▶ [What is needed]
Each line from the top of the listing through the one holding "D_42 = list(range(0, 43, 3))" should be restated word for word, with nothing added and no pictures.
────────
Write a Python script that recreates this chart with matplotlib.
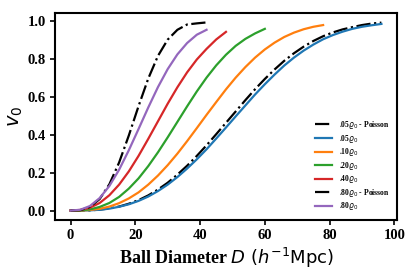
import matplotlib
matplotlib.use("Agg")
import matplotlib.pyplot as plt

# ball diameters (h^-1 Mpc), sampled every 3
D_96 = list(range(0, 97, 3))
D_78 = list(range(0, 79, 3))
D_60 = list(range(0, 61, 3))
D_48 = list(range(0, 49, 3))
D_42 = list(range(0, 43, 3))

# void probability v0
v_p05 = [0.000, 0.000, 0.001, 0.005, 0.011, 0.021, 0.036, 0.055, 0.080, 0.111, 0.147,
         0.190, 0.237, 0.289, 0.345, 0.404, 0.464, 0.524, 0.584, 0.642, 0.696, 0.746,
         0.792, 0.832, 0.867, 0.897, 0.922, 0.942, 0.958, 0.970, 0.981, 0.989, 0.994]
v_05 = [0.000, 0.000, 0.001, 0.004, 0.010, 0.020, 0.033, 0.051, 0.074, 0.103, 0.137,
        0.177, 0.222, 0.271, 0.324, 0.381, 0.439, 0.498, 0.556, 0.614, 0.668, 0.719,
        0.767, 0.809, 0.846, 0.878, 0.906, 0.928, 0.946, 0.961, 0.972, 0.980, 0.987]
v_10 = [0.000, 0.000, 0.003, 0.009, 0.021, 0.039, 0.064, 0.096, 0.137, 0.185, 0.240,
        0.301, 0.367, 0.436, 0.506, 0.574, 0.641, 0.703, 0.759, 0.809, 0.852, 0.888,
        0.918, 0.941, 0.959, 0.972, 0.981]
v_20 = [0.000, 0.001, 0.006, 0.019, 0.040, 0.072, 0.116, 0.170, 0.235, 0.308, 0.387,
        0.469, 0.551, 0.630, 0.703, 0.768, 0.824, 0.871, 0.908, 0.937, 0.961]
v_40 = [0.000, 0.003, 0.015, 0.040, 0.081, 0.137, 0.207, 0.289, 0.379, 0.472, 0.565,
        0.652, 0.731, 0.799, 0.855, 0.905, 0.945]
v_p80 = [0.000, 0.002, 0.019, 0.061, 0.139, 0.254, 0.397, 0.552, 0.698, 0.818, 0.904,
         0.956, 0.984, 0.990, 0.995]
v_80 = [0.000, 0.004, 0.024, 0.066, 0.130, 0.216, 0.319, 0.431, 0.545, 0.653, 0.748,
        0.826, 0.886, 0.930, 0.956]

series = [
    (D_96, v_p05, r".05$\varrho_0$ - Poisson", "black", "-."),
    (D_96, v_05, r".05$\varrho_0$", "tab:blue", "-"),
    (D_78, v_10, r".10$\varrho_0$", "tab:orange", "-"),
    (D_60, v_20, r".20$\varrho_0$", "tab:green", "-"),
    (D_48, v_40, r".40$\varrho_0$", "tab:red", "-"),
    (D_42, v_p80, r".80$\varrho_0$ - Poisson", "black", "-."),
    (D_42, v_80, r".80$\varrho_0$", "tab:purple", "-"),
]

fig = plt.figure(figsize=(4.15, 2.77), dpi=100)
ax = fig.add_axes([0.1325, 0.206, 0.824, 0.747])

for d, v, lab, col, ls in series:
    ax.plot(d, v, color=col, linestyle=ls, linewidth=1.6, label=lab)

ax.set_xticks([0, 20, 40, 60, 80, 100])
ax.set_yticks([0.0, 0.2, 0.4, 0.6, 0.8, 1.0])
ax.tick_params(width=1.2, length=3.5, pad=3)
for lbl in ax.get_xticklabels() + ax.get_yticklabels():
    lbl.set_family("Liberation Serif")
    lbl.set_fontweight("bold")
    lbl.set_fontsize(10.5)
for sp in ax.spines.values():
    sp.set_linewidth(1.5)

ax.set_ylabel(r"$v_0$", fontsize=14, labelpad=2)
ax.set_xlabel(r"Ball Diameter $D\ (h^{-1}\mathrm{Mpc})$", fontsize=13,
              family="Liberation Serif", fontweight="bold", labelpad=3)

ax.legend(loc="lower right", frameon=False, handlelength=2.3,
          prop={"family": "Liberation Serif", "weight": "bold", "size": 5.5},
          labelspacing=0.2, borderaxespad=0.6, handletextpad=0.8)

fig.savefig("out.png", dpi=100)
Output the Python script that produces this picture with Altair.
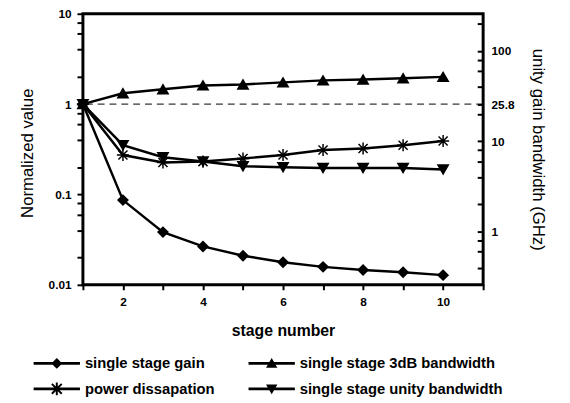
import altair as alt
import pandas as pd

stages = [1, 2, 3, 4, 5, 6, 7, 8, 9, 10]
series_names = [
    "single stage gain",
    "single stage 3dB bandwidth",
    "power dissapation",
    "single stage unity bandwidth",
]
gain = [1, 0.0866, 0.0383, 0.0266, 0.0210, 0.0178, 0.0158, 0.0146, 0.0138, 0.0128]
bw3db = [1, 1.32, 1.46, 1.61, 1.65, 1.74, 1.83, 1.87, 1.93, 2.0]
power = [1, 0.273, 0.226, 0.231, 0.250, 0.273, 0.310, 0.323, 0.351, 0.390]
unity = [1, 0.351, 0.258, 0.232, 0.205, 0.200, 0.196, 0.196, 0.196, 0.189]

left_ticks = [0.01, 0.02, 0.04, 0.06, 0.08, 0.1, 0.2, 0.4, 0.6, 0.8,
              1, 2, 4, 6, 8, 10]
right_label_values = [1, 10, 25.8, 100]
right_ticks = [0.4, 0.6, 0.8, 1, 2, 4, 6, 8, 10, 20, 25.8, 40, 60, 80, 100, 200]
x_ticks = [1, 2, 3, 4, 5, 6, 7, 8, 9, 10, 11]
ref_left = [1]
ref_right = [25.8]

df = pd.DataFrame({
    "stage": stages * 4,
    "value": gain + bw3db + power + unity,
    "series": [s for s in series_names for _ in stages],
})

FONT = "Liberation Sans"

star = "M-1,0H1M0,-1V1M-0.75,-0.75L0.75,0.75M-0.75,0.75L0.75,-0.75"
plot_shapes = ["diamond", "triangle-up", star, "triangle-down"]
plot_sizes = [100, 110, 150, 110]

# legend glyphs: filled outlines only (line segment drawn as a thin bar)
bar = "M-4.7,-0.27L4.7,-0.27L4.7,0.27L-4.7,0.27Z"
legend_shapes = [
    bar + "M0,-1.1L1.1,0L0,1.1L-1.1,0Z",
    bar + "M0,-1.1L1.15,0.9L-1.15,0.9Z",
    bar + "M-0.2,-1.3L0.2,-1.3L0.2,1.3L-0.2,1.3Z"
    + "M-0.86,-1.14L1.14,0.86L0.86,1.14L-1.14,-0.86Z"
    + "M-1.14,0.86L0.86,-1.14L1.14,-0.86L-0.86,1.14Z",
    bar + "M0,1.1L-1.15,-0.9L1.15,-0.9Z",
]

left_scale = alt.Scale(type="log", domain=[0.01, 10], nice=False)
right_scale = alt.Scale(type="log", domain=[0.258, 258], nice=False)

x_enc = alt.X(
    "stage:Q",
    scale=alt.Scale(domain=[1, 11], nice=False, zero=False),
    axis=alt.Axis(
        values=x_ticks,
        labelExpr="datum.value % 2 == 0 ? datum.label : ''",
        title="stage number",
        titleFontSize=16, titleFontWeight="bold", titleFont=FONT,
        titleY=51, titleBaseline="alphabetic",
        labelFontSize=12, labelFontWeight="bold", labelFont=FONT,
        labelPadding=7, tickSize=5, tickWidth=2, tickColor="black",
        domain=False, grid=False, labelColor="black", titleColor="black",
    ),
)

left_axis = alt.Axis(
    orient="left",
    values=left_ticks,
    labelExpr="datum.value == 10 ? '10' : datum.value == 1 ? '1' : datum.value == 0.1 ? '0.1' : datum.value == 0.01 ? '0.01' : ''",
    title="Normalized value",
    titleFontSize=17, titleFontWeight="normal", titleFont=FONT,
    titleAngle=-90, titleX=-51, titleY=141, titleBaseline="alphabetic",
    titleAlign="center",
    labelFontSize=12, labelFontWeight="bold", labelFont=FONT,
    labelPadding=6, tickSize=6, tickWidth=2, tickColor="black",
    domain=False, grid=False, labelColor="black", titleColor="black",
)

lines = alt.Chart(df).mark_line(color="black", strokeWidth=2.5).encode(
    x=x_enc,
    y=alt.Y("value:Q", scale=left_scale, axis=left_axis),
    detail="series:N",
)

point_layers = []
for name, shp, sz in zip(series_names, plot_shapes, plot_sizes):
    point_layers.append(
        alt.Chart(df).transform_filter(
            alt.datum.series == name
        ).mark_point(
            filled=True, fill="black", stroke="black", strokeWidth=1.5,
            opacity=1, shape=shp, size=sz,
        ).encode(
            x=x_enc,
            y=alt.Y("value:Q", scale=left_scale, axis=None),
        )
    )

legend_layer = alt.Chart(df).mark_point(
    filled=True, color="black", opacity=0
).encode(
    x=x_enc,
    y=alt.Y("value:Q", scale=left_scale, axis=None),
    shape=alt.Shape(
        "series:N",
        scale=alt.Scale(domain=series_names, range=legend_shapes),
        legend=alt.Legend(
            title=None, orient="none", legendX=-51, legendY=347,
            columns=2, direction="horizontal", padding=0,
            labelFontSize=15, labelFontWeight="bold", labelFont=FONT,
            labelColor="black", labelLimit=400,
            symbolSize=100, symbolStrokeWidth=0,
            symbolFillColor="black",
            symbolOpacity=1, symbolOffset=17, labelOffset=21,
            columnPadding=33, rowPadding=10,
        ),
    ),
)

dash_left = alt.Chart(pd.DataFrame({"ref": ref_left})).mark_rule(
    color="black", strokeWidth=1, strokeDash=[7, 5]
).encode(y=alt.Y("ref:Q", scale=left_scale, axis=None))

right_labels = alt.Chart(pd.DataFrame({"ref": ref_right})).mark_rule(
    color="black", strokeWidth=1, strokeOpacity=0
).encode(
    y=alt.Y(
        "ref:Q", scale=right_scale,
        axis=alt.Axis(
            orient="right",
            values=right_label_values,
            labelExpr="datum.value == 25.8 ? '25.8' : datum.value == 100 ? '100' : datum.value == 10 ? '10' : '1'",
            ticks=False, domain=False, grid=False,
            labelPadding=8, labelFontSize=12, labelFontWeight="bold",
            labelFont=FONT, labelColor="black",
            title="unity gain bandwidth (GHz)",
            titleFontSize=17, titleFontWeight="normal", titleFont=FONT,
            titleAngle=90, titleX=50, titleY=137.5, titleBaseline="alphabetic",
            titleAlign="center", titleColor="black",
        ),
    )
)

right_tick_layer = alt.Chart(pd.DataFrame({"ref": ref_right})).mark_rule(
    color="black", strokeWidth=1, strokeOpacity=0
).encode(
    y=alt.Y(
        "ref:Q", scale=right_scale,
        axis=alt.Axis(
            orient="right", offset=-6,
            values=right_ticks,
            labels=False, domain=False, grid=False, title=None,
            tickSize=6, tickWidth=2, tickColor="black",
        ),
    )
)

chart = alt.layer(
    dash_left, lines, *point_layers, legend_layer, right_labels, right_tick_layer
).resolve_scale(
    y="independent"
).properties(
    width=406, height=275,
    autosize=alt.AutoSizeParams(type="none"),
    padding={"left": 76, "top": 3, "right": 80, "bottom": 112},
).configure(
    font=FONT, background="white"
).configure_view(
    stroke="black", strokeWidth=3
)

chart.save("out.html", embed_options={"renderer": "svg", "actions": False})
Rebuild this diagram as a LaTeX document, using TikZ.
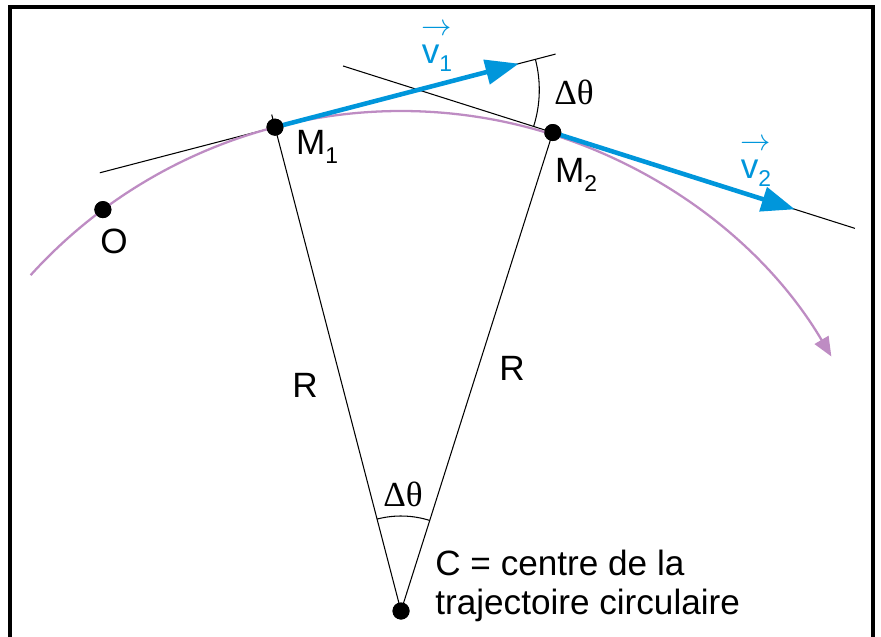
\documentclass[tikz,border=0pt]{standalone}
\usepackage{amsmath}
\usepackage{fontspec}
\setmainfont{Liberation Sans}
\newfontfamily\greekfont{Liberation Serif}
\usetikzlibrary{arrows.meta}
\usetikzlibrary{calc}
\usetikzlibrary{positioning}
\definecolor{vecblue}{RGB}{0,150,219}
\definecolor{trajpurple}{RGB}{190,140,195}
\newcommand{\lowsub}[1]{\raisebox{-0.45ex}{\fontsize{13}{13}\selectfont #1}}
\newcommand{\vecv}[1]{\rlap{\raisebox{0.8em}{\fontsize{16}{16}\selectfont$\rightarrow$}}v\lowsub{#1}}

\begin{document}
\begin{tikzpicture}[
        x=0.02cm, y=0.02cm,
        every node/.style={font=\fontsize{20}{22.2}\selectfont, inner sep=0pt},
        dot/.style={circle, fill=black, minimum size=0.34cm, inner sep=0pt},
        thinline/.style={black, line width=0.6pt},
        vec/.style={vecblue, line width=2.6pt, -{Triangle[length=19pt, width=14pt]}},
        traj/.style={trajpurple, line width=1.3pt, -{Triangle[length=11pt, width=9pt]}},
        vlabel/.style={text=vecblue},
        anglabel/.style={font=\greekfont\fontsize{20}{22}\selectfont},
        frame/.style={line width=1.8pt}
    ]
        \useasboundingbox (0,0) rectangle (881,636);
        \draw[frame] (10,-10) -- (10,629) -- (873,629) -- (873,-10);

        % Points on the circle
        \node[dot] (C) at (401,25) {};
        \node[dot] (M1) at ([shift={(104.6:500)}]C.center) {};
        \node[dot] (M2) at ([shift={(72.4:502)}]C.center) {};
        \node[dot] (O) at ([shift={(126.6:500)}]C.center) {};

        % Tangents and vectors
        \coordinate (t1a) at ([shift={(194.6:181)}]M1.center);
        \coordinate (t1b) at ([shift={(14.6:290)}]M1.center);
        \coordinate (v1end) at ([shift={(14.6:252)}]M1.center);
        \coordinate (t2a) at ([shift={(162.4:220)}]M2.center);
        \coordinate (t2b) at ([shift={(-17.6:317)}]M2.center);
        \coordinate (v2end) at ([shift={(-17.6:254)}]M2.center);
        \coordinate (r1end) at ([shift={(104.6:513)}]C.center);
        \coordinate (T) at (intersection of t1a--t1b and t2a--t2b);

        \draw[thinline] (t1a) -- (t1b);
        \draw[thinline] (t2a) -- (t2b);
        \draw[thinline] (C.center) -- (r1end);
        \draw[thinline] (C.center) -- (M2.center);

        % Angles
        \draw[thinline] ([shift={(14.6:121)}]T) arc[start angle=14.6, end angle=-17.6, radius=121];
        \draw[thinline] ([shift={(104.6:95)}]C.center) arc[start angle=104.6, end angle=72.4, radius=95];

        % Trajectory
        \draw[traj] ([shift={(137.8:500)}]C.center) arc[start angle=137.8, end angle=30.6, radius=500];

        \draw[vec] (M1.center) -- (v1end);
        \draw[vec] (M2.center) -- (v2end);

        % redraw dots on top
        \node[dot] at (M1) {};
        \node[dot] at (M2) {};
        \node[dot] at (O) {};
        \node[dot] at (C) {};

        % Labels
        \node[vlabel] (v1lab) at (437,588) {\vecv{1}};
        \node[vlabel] (v2lab) at (756,473) {\vecv{2}};
        \node (M1lab) at (317,489) {M\lowsub{1}};
        \node (M2lab) at (576,461) {M\lowsub{2}};
        \node (Olab) at (114,395) {O};
        \node (R1lab) at (305,251) {R};
        \node (R2lab) at (512,268) {R};
        \node[anglabel] (dtop) at (574,544) {Δθ};
        \node[anglabel] (dbot) at (403,142) {Δθ};
        \node[anchor=west, align=left] (Clab) at (435,50) {C = centre de la\\trajectoire circulaire};
    \end{tikzpicture}
\end{document}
────────
▶ [Solution for this exercise]
Write a Python script that recreates this chart with matplotlib.
import matplotlib
matplotlib.use("Agg")
import matplotlib.pyplot as plt

# ball diameters (h^-1 Mpc), sampled every 3
D_96 = list(range(0, 97, 3))
D_78 = list(range(0, 79, 3))
D_60 = list(range(0, 61, 3))
D_48 = list(range(0, 49, 3))
D_42 = list(range(0, 43, 3))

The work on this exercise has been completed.